A reform of the Infrastructure Priority List, more consistency in infrastructure assessment and a more active role in the post completion stage of projects are part of a new vision set for Infrastructure Australia, following an independent review of the advisory body.
In July, the federal government commissioned a review of Infrastructure Australia, which was conducted by Nicole Lockwood and Mike Mrdak to recommend a new way forward for the research and advisory body.
The Review was commissioned to consider Infrastructure Australia’s role as an independent adviser to the Commonwealth on nationally significant infrastructure priorities and advise on what changes may be needed to Infrastructure Australia’s focus, priorities and, if necessary, legislation.
The review recommended Infrastructure Australia (IA) to have a clearer purpose with a legislated mandate, and that its role as a national adviser be enhanced and that its governance structure be reformed.
Catherine King, Minister for Infrastructure, Transport, Regional Development and Local Government has responded to the review and indicated the federal government will support a refined Infrastructure Priority List, develop a national planning and assessment framework for projects and adopt a structure for IA that ensures closer collaboration with states and territories.
“The changes the government will put in place will result in a stronger, more focused Infrastructure Australia with a mandate to oversee projects from idea to completion so the significant investment by taxpayers is spent wisely and well for their benefit,” Minister King said.
Under the revised vision, Infrastructure Australia will:
- produce a more refined, smaller, targeted Infrastructure Priority List;
- develop a national planning and assessment framework to support national consistency in infrastructure assessment;
- adopt a more active role in the post completion stage of infrastructure projects;
- adopt a structure for Infrastructure Australia to work closely with the infrastructure bodies (i-bodies) set up by states and territories.
Infrastructure Australia will also be led by a new governance model, with the current board to be replaced by three commissioners supported by an advisory board with experts from Infrastructure and related sectors and senior public service officials.
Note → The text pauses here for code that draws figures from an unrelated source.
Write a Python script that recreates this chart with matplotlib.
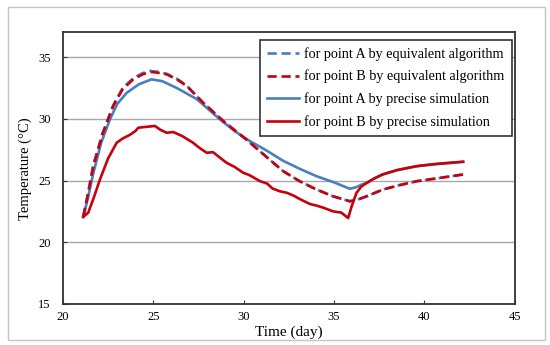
import matplotlib
matplotlib.use('Agg')
import matplotlib.pyplot as plt
from matplotlib.patches import Rectangle

plt.rcParams['font.family'] = ['Liberation Serif', 'DejaVu Serif']

# values
t_a_eq = [21.12, 21.4, 21.68, 22.2, 22.78, 23.3, 23.89, 24.4, 24.81, 25.2, 25.74, 26.3, 26.84,
          27.76, 28.87, 30.16, 31.27, 32.18, 33.1, 34.03, 34.95, 35.87, 36.3, 36.8, 37.7,
          38.6, 39.56, 40.8, 42.14]
temp_a_eq = [22.05, 24.1, 26.3, 28.9, 31.1, 32.5, 33.3, 33.7, 33.88, 33.82, 33.65, 33.25, 32.7,
             31.3, 29.82, 28.3, 26.9, 25.76, 24.94, 24.27, 23.72, 23.32, 23.45, 23.72, 24.27,
             24.62, 24.94, 25.2, 25.49]

t_b_eq = t_a_eq
temp_b_eq = [22.05, 24.0, 26.16, 28.8, 31.04, 32.4, 33.2, 33.6, 33.8, 33.75, 33.6, 33.2, 32.67,
             31.3, 29.82, 28.3, 26.9, 25.76, 24.94, 24.27, 23.72, 23.32, 23.45, 23.72, 24.27,
             24.62, 24.94, 25.2, 25.49]

t_a_pr = [21.12, 21.4, 21.68, 22.1, 22.6, 23.0, 23.52, 24.2, 24.9, 25.5, 26.29, 27.4, 28.68,
          29.5, 30.34, 31.3, 32.18, 33.1, 34.03, 35.0, 35.87, 36.2, 36.5, 36.8, 37.2, 37.7,
          38.5, 39.56, 40.5, 41.3, 42.14]
temp_a_pr = [22.05, 23.7, 25.6, 28.0, 29.96, 31.2, 32.1, 32.8, 33.2, 33.05, 32.5, 31.6, 29.96,
             29.0, 28.2, 27.4, 26.6, 25.95, 25.35, 24.85, 24.33, 24.45, 24.65, 24.8, 25.15, 25.5,
             25.85, 26.16, 26.32, 26.42, 26.52]

t_b_pr = [21.12, 21.4, 21.7, 22.05, 22.5, 22.97, 23.3, 23.7, 24.0, 24.17, 24.6, 25.09, 25.4,
          25.74, 26.1, 26.6, 27.2, 27.5, 27.95, 28.3, 28.6, 29.05, 29.5, 29.97, 30.3, 30.9,
          31.3, 31.6, 32.0, 32.4, 32.8, 33.1, 33.66, 34.03, 34.4, 34.95, 35.4, 35.78, 35.97,
          36.24, 36.5, 36.8, 37.2, 37.7, 38.5, 39.56, 40.5, 41.3, 42.14]
temp_b_pr = [22.05, 22.4, 23.6, 25.1, 26.8, 28.06, 28.4, 28.7, 29.0, 29.28, 29.35, 29.42, 29.1,
             28.87, 28.93, 28.6, 28.06, 27.7, 27.25, 27.3, 26.95, 26.44, 26.1, 25.63, 25.45,
             24.95, 24.75, 24.35, 24.13, 24.0, 23.75, 23.5, 23.1, 22.97, 22.8, 22.5, 22.4,
             21.96, 22.9, 24.0, 24.5, 24.8, 25.15, 25.5, 25.85, 26.16, 26.32, 26.42, 26.52]

labels = ['for point A by equivalent algorithm', 'for point B by equivalent algorithm',
          'for point A by precise simulation', 'for point B by precise simulation']

blue = '#4a7fbf'
red = '#c8000a'

fig = plt.figure(figsize=(5.5, 3.45), dpi=100)
ax = fig.add_axes([0.1145, 0.119, 0.8215, 0.787])

fig.patches.append(Rectangle((0.0145, 0.014), 0.976, 0.966, transform=fig.transFigure,
                             fill=False, edgecolor='#c4c4c4', linewidth=1))

l3, = ax.plot(t_a_pr, temp_a_pr, color=blue, lw=1.9, zorder=3)
l4, = ax.plot(t_b_pr, temp_b_pr, color=red, lw=1.9, zorder=3)
l1, = ax.plot(t_a_eq, temp_a_eq, color=blue, lw=1.9, ls=(0, (3.5, 1.8)), zorder=4)
l2, = ax.plot(t_b_eq, temp_b_eq, color=red, lw=1.9, ls=(0, (3.5, 1.8)), zorder=4)

ax.set_xlim(20, 45)
ax.set_ylim(15, 37)
ax.set_xticks(range(20, 46, 5))
ax.set_yticks(range(15, 36, 5))
ax.yaxis.grid(True, color='#a8a8a8', lw=1)
ax.set_axisbelow(True)
ax.tick_params(labelsize=9, length=3, width=0.8, color='#333333', direction='in')
ax.tick_params(axis='y', pad=9)
ax.tick_params(axis='x', pad=5)
for s in ax.spines.values():
    s.set_linewidth(1.3)
    s.set_color('#333333')

ax.set_xlabel('Time (day)', fontsize=11, labelpad=2)
ax.set_ylabel('Temperature (°C)', fontsize=10.5, labelpad=4)

leg = ax.legend([l1, l2, l3, l4], labels, loc='upper right', bbox_to_anchor=(0.993, 0.972),
                fontsize=10.2, frameon=True, fancybox=False, framealpha=1, borderaxespad=0,
                handlelength=2.2, handletextpad=0.4, labelspacing=0.62, borderpad=0.5)
leg.get_frame().set_edgecolor('#333333')
leg.get_frame().set_linewidth(1.2)

fig.savefig('out.png', dpi=100)
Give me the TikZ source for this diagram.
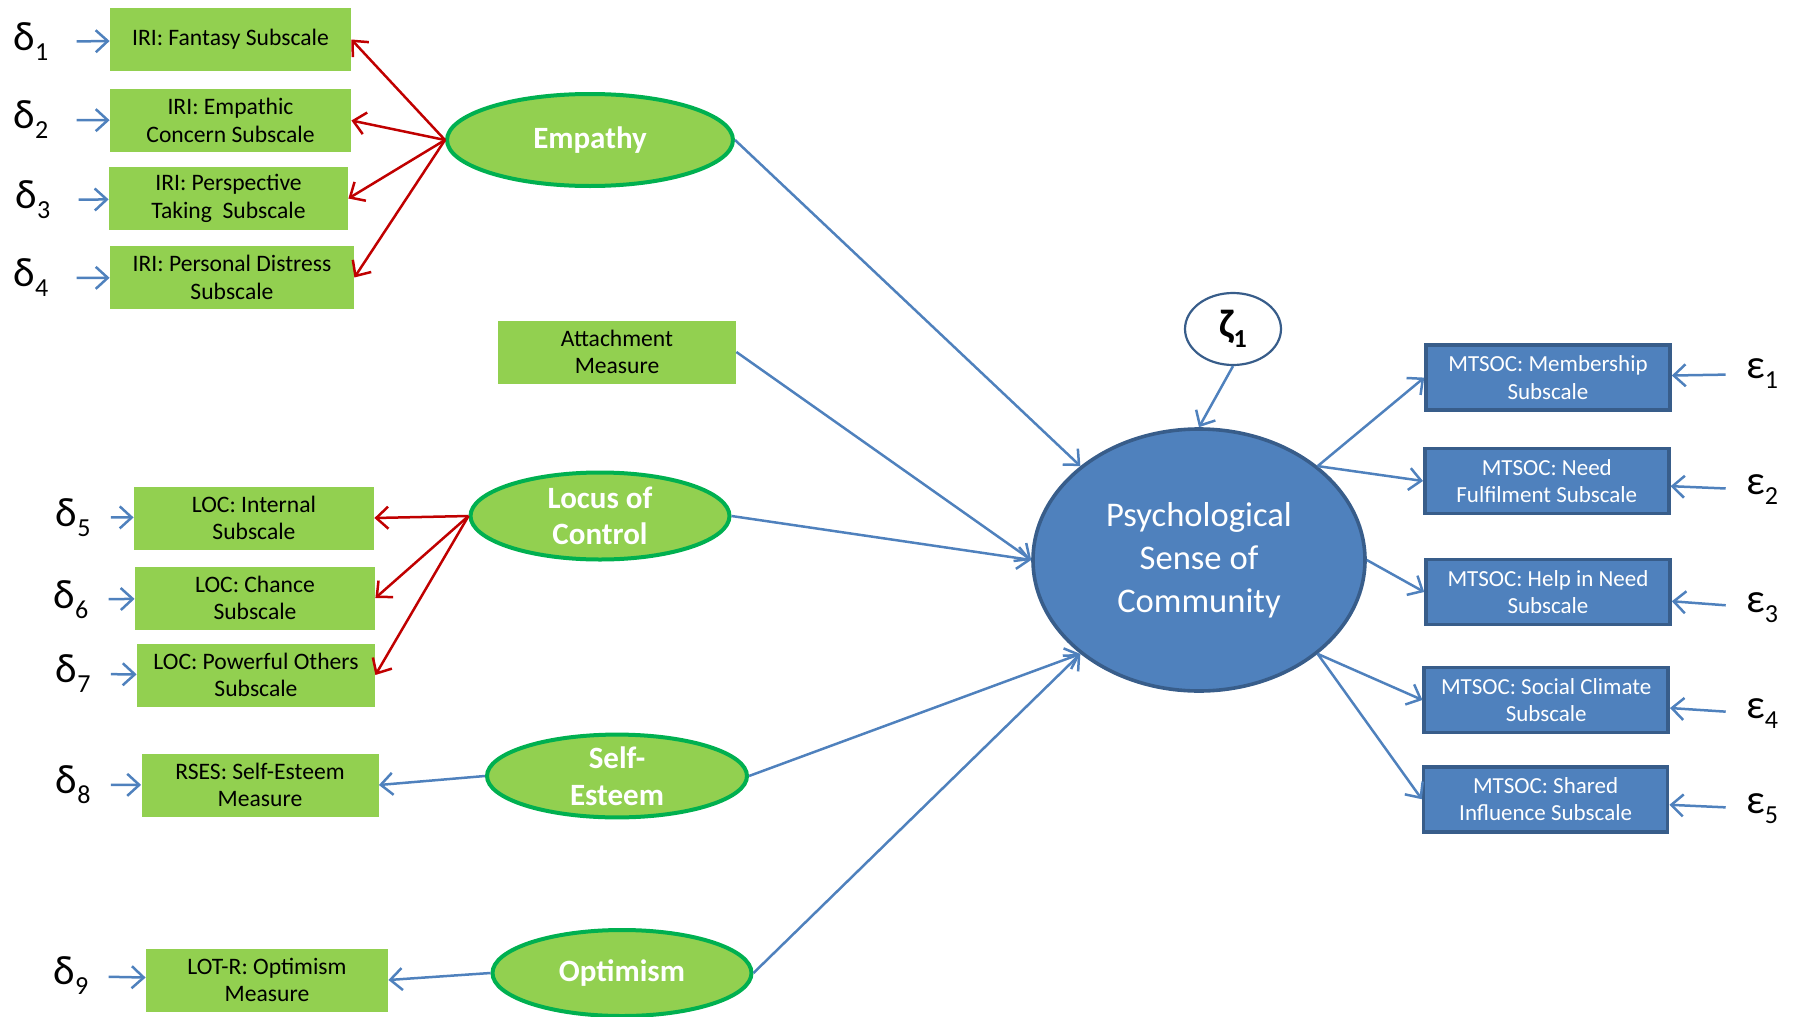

Roads Australia’s feedback
In a response to the announcement, Roads Australia chief executive Michael Kilgariff said the IA review recommendations will promote collaboration and productivity.
“IA has a critical role to play in providing advice that helps generate important economic and social benefits for the infrastructure sector and the wider community,” said Kilgariff.
“For IA to deliver optimal outcomes, it’s essential that the body is focused on the assessment of nationally significant projects and is working closely with infrastructure bodies established by state and territory governments, to ensure there is collaboration and coordination in the national project pipeline.”
Roads Australia welcomed the federal government’s support for reform of the Infrastructure Priority List and for establishing a structure that will ensure IA works closely with state and territory infrastructure bodies.
“These were two key recommendations in RA’s submission to the independent review, and will be central to providing more clarity and certainty for industry,” Kilgariff said.
“A smaller and more targeted Infrastructure Priority List will be valuable to industry in terms of making informed decisions regarding contracting opportunities, skills and resourcing,” he added.
Feedback from Contractors Federation National
Chris Melham, Chief Executive Officer of Contractors Federation National (CCF), also welcomed the government’s steps to reform Infrastructure Australia.
“The Independent Review of Infrastructure Australia contains a number of important proposals to strengthen the role IA plays to identify and encourage much needed infrastructure investments and reforms,” Melham said.
“We need IA leading the infrastructure debate and providing targeted and practical advice on how to improve the way infrastructure is planned, procured, delivered and managed in Australia.”
CCF’s submission advocated for greater transparency and accountability in the reform delivery process. As such, CCF welcomed the recommendation for the Australian Government to formally, and publicly, respond to Infrastructure Australia’s advice, findings and recommendations in a timely manner.
“Developing collaborative mechanisms between industry and government to deliver on these reforms is the critical next step to ensuring these IA’s reform proposals are translated into concrete actions,” Melham added.
Some of the changes recommended for IA will require legislation, but others will commence as soon as practicable.
The federal government will be making announcements about transitional arrangements for the current board in the near future.